“Like winding up in a drunken stupor and getting your brother killed?”
She met his gaze. There was such suffering in those rich blue eyes, but all she could do was sit there while tears gathered in her own eyes and spilled over.
She didn’t want to know that he’d been in love with her, or that he and Paul had broken their word to her.
She didn’t want to know that he’d been blaming himself for his brother’s death for three and a half years. Or what that guilt had done to him.
She didn’t want any of it to be true. She didn’t want him to be hurting and she didn’t want to be hurting so much herself.
Yet she couldn’t find any words to help either of them.
“We’d better go,” Scott said. As he rose to his feet, his phone rang. Scott answered and pulled out his notebook. “Let me get that down,” he said, scribbling what looked like a phone number to Laurel.
Laurel felt ashamed at the relief she felt when, judging by the rest of Scott’s conversation, she knew they were going back to work.
* * *
“THAT WAS MURPHY,” Scott told Laurel, pulling out his keys and donning sunglasses as he held the door for her and walked beside her to the Blazer.
“Has he heard from Dennis?”
“No.” Scott’s jaw was set. “Nor has Arnett shown up for work. At this point, when he does, he’s fired.”
“So what do you think our chances are of having him show up for his appointment with Murphy this afternoon?”
“Slim.”
He wasn’t surprised that she’d been thinking the same thing he had. But it made him damned uncomfortable. After unlocking her door, Scott walked around to his side of the Blazer. She shouldn’t still be so much a part of him. Thinking like him. Touching him without ever lifting a finger.
“Murphy won’t do anything officially until Arnett doesn’t show, but he’s checking hospitals for me,” Scott told her after he’d climbed in and shut his door. He couldn’t look at her. Couldn’t stand to see the vacancy where once there’d been love in her eyes. Brotherly love, of course. “Arnett better hope he was in some kind of accident.” Staring out the windshield, Scott tried to think like a con man would. “Or he better hope he never gets found.”
Scott might not have grown up getting into trouble, being cared for by a rich older sister and brother-in-law, but he was pretty certain he could slip into Arnett’s mind-set enough to know one thing.
The man was up to no good.
“I have to make another call before we start our rounds of the houses again,” he said, beginning to dial. He had a hunch. And for once, it wasn’t one Laurel would be sharing with him. The thought brought a mixture of relief and sorrow.
He was going to be spending the rest of his life not sharing with Laurel.
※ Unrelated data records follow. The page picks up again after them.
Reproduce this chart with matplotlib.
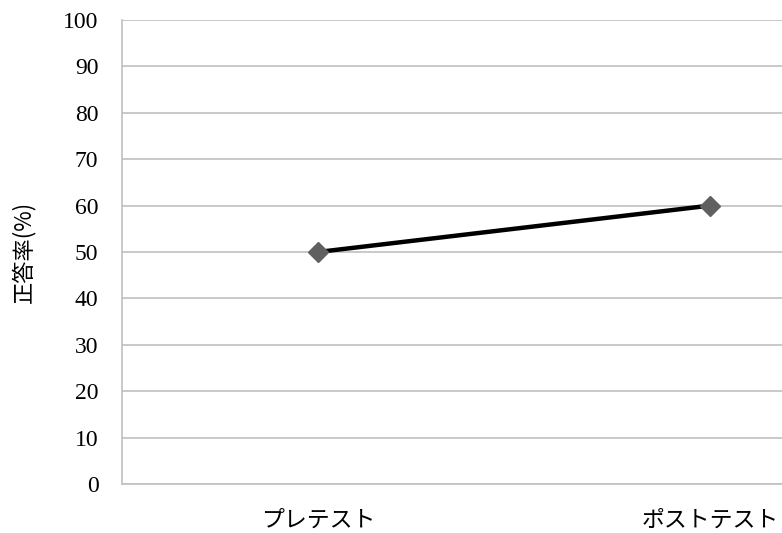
import matplotlib
matplotlib.use("Agg")
import matplotlib.pyplot as plt

# Data
categories = ["プレテスト", "ポストテスト"]
values = [50, 60]
y_ticks = [0, 10, 20, 30, 40, 50, 60, 70, 80, 90, 100]
y_label = "正答率(%)"

W, H = 782, 533
fig = plt.figure(figsize=(W / 100, H / 100), dpi=100)
fig.patch.set_facecolor("white")

# Plot area: left edge at x=122px, each category slot 392px wide (area runs past the right edge)
left, top, bottom = 122, 20, 484
slot = 392
ax = fig.add_axes([left / W, (H - bottom) / H, 2 * slot / W, (bottom - top) / H])

x = list(range(len(categories)))
ax.plot(x, values, color="black", lw=3.2, solid_capstyle="butt", zorder=3)
ax.plot(x, values, linestyle="none", marker="D", markersize=10.5,
        markerfacecolor="#606060", markeredgecolor="#606060", zorder=4)

ax.set_xlim(-0.5, 1.5)
ax.set_ylim(0, 100)
ax.set_yticks(y_ticks)
ax.set_yticklabels([str(v) for v in y_ticks], family="Liberation Serif", fontsize=17)
ax.set_xticks(x)
ax.set_xticklabels(categories, family=["Noto Sans CJK JP", "DejaVu Sans"], fontsize=16.5)

ax.tick_params(axis="y", length=0, pad=17)
ax.tick_params(axis="x", length=0, pad=18)

ax.grid(axis="y", color="#c0c0c0", lw=1.2)
ax.set_axisbelow(True)
for s in ["top", "right"]:
    ax.spines[s].set_visible(False)
for s in ["left", "bottom"]:
    ax.spines[s].set_color("#c0c0c0")
    ax.spines[s].set_linewidth(1.2)

fig.text(23 / W, (H - 252) / H, y_label, rotation=90, ha="center", va="center",
         family=["Noto Sans CJK JP", "DejaVu Sans"], fontsize=16)

fig.savefig("out.png", dpi=100)
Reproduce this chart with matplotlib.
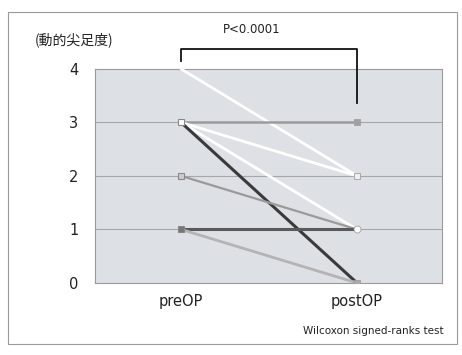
import matplotlib
matplotlib.use("Agg")
import matplotlib.pyplot as plt
from matplotlib.patches import Rectangle

plt.rcParams['font.family'] = ['Noto Sans CJK JP', 'DejaVu Sans']

categories = ["preOP", "postOP"]
pre_values = [4, 3, 3, 3, 3, 2, 1, 1]
post_values = [2, 3, 2, 1, 0, 1, 1, 0]
line_colors = ["#ffffff", "#9a9c9e", "#ffffff", "#ffffff", "#3a3a3a", "#9a9a9a", "#5a5a5a", "#b4b4b4"]
line_widths = [2.0, 1.8, 2.0, 2.0, 2.2, 1.6, 2.2, 2.0]
yticks = [0, 1, 2, 3, 4]
p_text = "P<0.0001"
ylabel_text = "(動的尖足度)"
test_text = "Wilcoxon signed-ranks test"

fig = plt.figure(figsize=(4.62, 3.55), dpi=100)
fig.patch.set_facecolor("white")
fig.add_artist(Rectangle((0.018, 0.03), 0.972, 0.935, transform=fig.transFigure,
                         fill=False, edgecolor="#9a9a9a", linewidth=0.8))

ax = fig.add_axes([0.2056, 0.203, 0.751, 0.603])
ax.set_facecolor("#dde0e5")
ax.set_xlim(-0.489, 1.483)
ax.set_ylim(0, 4)
for y in [1, 2, 3]:
    ax.axhline(y, color="#a4a7ab", linewidth=0.8, zorder=1)

x = [0, 1]
for pv, qv, c, lw in zip(pre_values, post_values, line_colors, line_widths):
    ax.plot(x, [pv, qv], color=c, linewidth=lw, zorder=3, solid_capstyle="round")

# markers
pre_marker_vals = sorted(set(pre_values))
post_marker_vals = sorted(set(post_values))
pre_mcols = {1: "#777777", 2: "#cccccc", 3: "#ffffff", 4: "#ffffff"}
post_mcols = {0: "#aaaaaa", 1: "#ffffff", 2: "#eeeeee", 3: "#a0a0a0"}
for v in pre_marker_vals:
    if v == 4:
        continue
    ax.plot(0, v, marker="s", markersize=5, markerfacecolor=pre_mcols[v],
            markeredgecolor="#888888", markeredgewidth=0.8, zorder=4)
for v in post_marker_vals:
    ax.plot(1, v, marker="o" if v == 1 else "s", markersize=5 if v == 1 else 4,
            markerfacecolor=post_mcols[v], markeredgecolor="#a0a0a0",
            markeredgewidth=0.6, zorder=4)

for s in ax.spines.values():
    s.set_color("#9a9a9a")
    s.set_linewidth(0.8)

ax.set_yticks(yticks)
ax.set_yticklabels([str(t) for t in yticks], fontsize=10.5, color="#222222",
                   family=["DejaVu Sans"])
ax.set_xticks(x)
ax.set_xticklabels(categories, fontsize=10.5, color="#222222", family=["DejaVu Sans"])
ax.tick_params(axis="both", length=0)
ax.tick_params(axis="y", pad=12)
ax.tick_params(axis="x", pad=8)

# significance bracket
ax.plot([0, 0, 1, 1], [4.15, 4.37, 4.37, 3.36], color="#111111", linewidth=1.3,
        clip_on=False, zorder=5)

fig.text(0.545, 0.918, p_text, ha="center", va="center", fontsize=8.5,
         family=["DejaVu Sans"], color="#222222")
fig.text(0.075, 0.887, ylabel_text, ha="left", va="center", fontsize=10,
         color="#222222")
fig.text(0.96, 0.068, test_text, ha="right", va="center", fontsize=7.5,
         family=["DejaVu Sans"], color="#222222")

fig.savefig("out.png", dpi=100)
“Who are you calling?” she asked. “Does it have anything to do with that number you wrote down?”
He nodded, and then remembered that she wasn’t looking at him, either. “Murphy had someone search Arnett’s phone records for me. There were a couple of numbers he couldn’t easily identify.” One had made the hair on the back of Scott’s neck stand up. It was for a call last Saturday.
“Can’t he get in trouble for that?”
“If he gets caught, maybe.”
“So what’s noteworthy about this particular number?”
“It has a New York exchange.”
He pulled out his notebook, checked to make sure he had Frank Quigg’s number right and hit Send. “I might be way off, but I have a hunch...”
“And another favor to call in?”
Not this time. But Laurel didn’t know about the connection between Dennis’s prison friend and Maureen Cooper.
He gave her an apologetic look, which she missed, staring straight out the windshield as she was, and then said, “Yeah, maybe.”